··· Data excerpt

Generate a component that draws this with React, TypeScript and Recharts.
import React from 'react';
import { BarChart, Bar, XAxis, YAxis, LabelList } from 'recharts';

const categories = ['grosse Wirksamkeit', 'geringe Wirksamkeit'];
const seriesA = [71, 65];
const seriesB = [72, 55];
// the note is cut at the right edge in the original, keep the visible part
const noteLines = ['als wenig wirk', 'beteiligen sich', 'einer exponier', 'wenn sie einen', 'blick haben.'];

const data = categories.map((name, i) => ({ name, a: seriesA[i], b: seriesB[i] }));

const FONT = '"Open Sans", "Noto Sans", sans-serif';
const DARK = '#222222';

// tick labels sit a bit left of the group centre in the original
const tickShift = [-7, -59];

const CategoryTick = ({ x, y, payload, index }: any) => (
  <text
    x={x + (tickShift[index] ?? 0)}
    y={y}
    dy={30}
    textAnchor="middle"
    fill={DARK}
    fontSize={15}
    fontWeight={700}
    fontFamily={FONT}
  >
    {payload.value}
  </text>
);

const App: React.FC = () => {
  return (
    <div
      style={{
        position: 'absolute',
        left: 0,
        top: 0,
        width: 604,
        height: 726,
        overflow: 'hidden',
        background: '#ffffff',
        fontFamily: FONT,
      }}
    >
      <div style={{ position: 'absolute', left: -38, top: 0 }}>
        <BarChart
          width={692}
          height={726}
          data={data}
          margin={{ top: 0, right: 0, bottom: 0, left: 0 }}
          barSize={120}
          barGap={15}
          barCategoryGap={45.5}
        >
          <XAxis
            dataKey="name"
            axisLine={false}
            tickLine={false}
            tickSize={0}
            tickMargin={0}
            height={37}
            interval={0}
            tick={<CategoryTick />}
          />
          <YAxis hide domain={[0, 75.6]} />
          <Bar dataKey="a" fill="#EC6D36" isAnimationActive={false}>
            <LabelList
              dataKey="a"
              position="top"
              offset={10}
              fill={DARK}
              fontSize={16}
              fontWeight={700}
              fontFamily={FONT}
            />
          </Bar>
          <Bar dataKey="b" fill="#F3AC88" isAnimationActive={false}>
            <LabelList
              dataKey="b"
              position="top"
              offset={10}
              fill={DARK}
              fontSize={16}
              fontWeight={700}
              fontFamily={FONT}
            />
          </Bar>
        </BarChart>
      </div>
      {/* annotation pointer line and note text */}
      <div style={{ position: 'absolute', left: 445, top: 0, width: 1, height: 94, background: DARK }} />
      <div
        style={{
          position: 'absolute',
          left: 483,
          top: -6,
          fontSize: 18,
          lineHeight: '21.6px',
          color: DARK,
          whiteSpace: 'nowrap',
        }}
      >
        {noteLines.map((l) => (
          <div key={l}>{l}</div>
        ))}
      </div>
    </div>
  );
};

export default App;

······

### Written instruction
Copy the lines from the start of the data verbatim, stopping after the line containing "const tickShift = [-7, -59];".

### In response
Generate a component that draws this with React, TypeScript and Recharts.
import React from 'react';
import { BarChart, Bar, XAxis, YAxis, LabelList } from 'recharts';

const categories = ['grosse Wirksamkeit', 'geringe Wirksamkeit'];
const seriesA = [71, 65];
const seriesB = [72, 55];
// the note is cut at the right edge in the original, keep the visible part
const noteLines = ['als wenig wirk', 'beteiligen sich', 'einer exponier', 'wenn sie einen', 'blick haben.'];

const data = categories.map((name, i) => ({ name, a: seriesA[i], b: seriesB[i] }));

const FONT = '"Open Sans", "Noto Sans", sans-serif';
const DARK = '#222222';

// tick labels sit a bit left of the group centre in the original
const tickShift = [-7, -59];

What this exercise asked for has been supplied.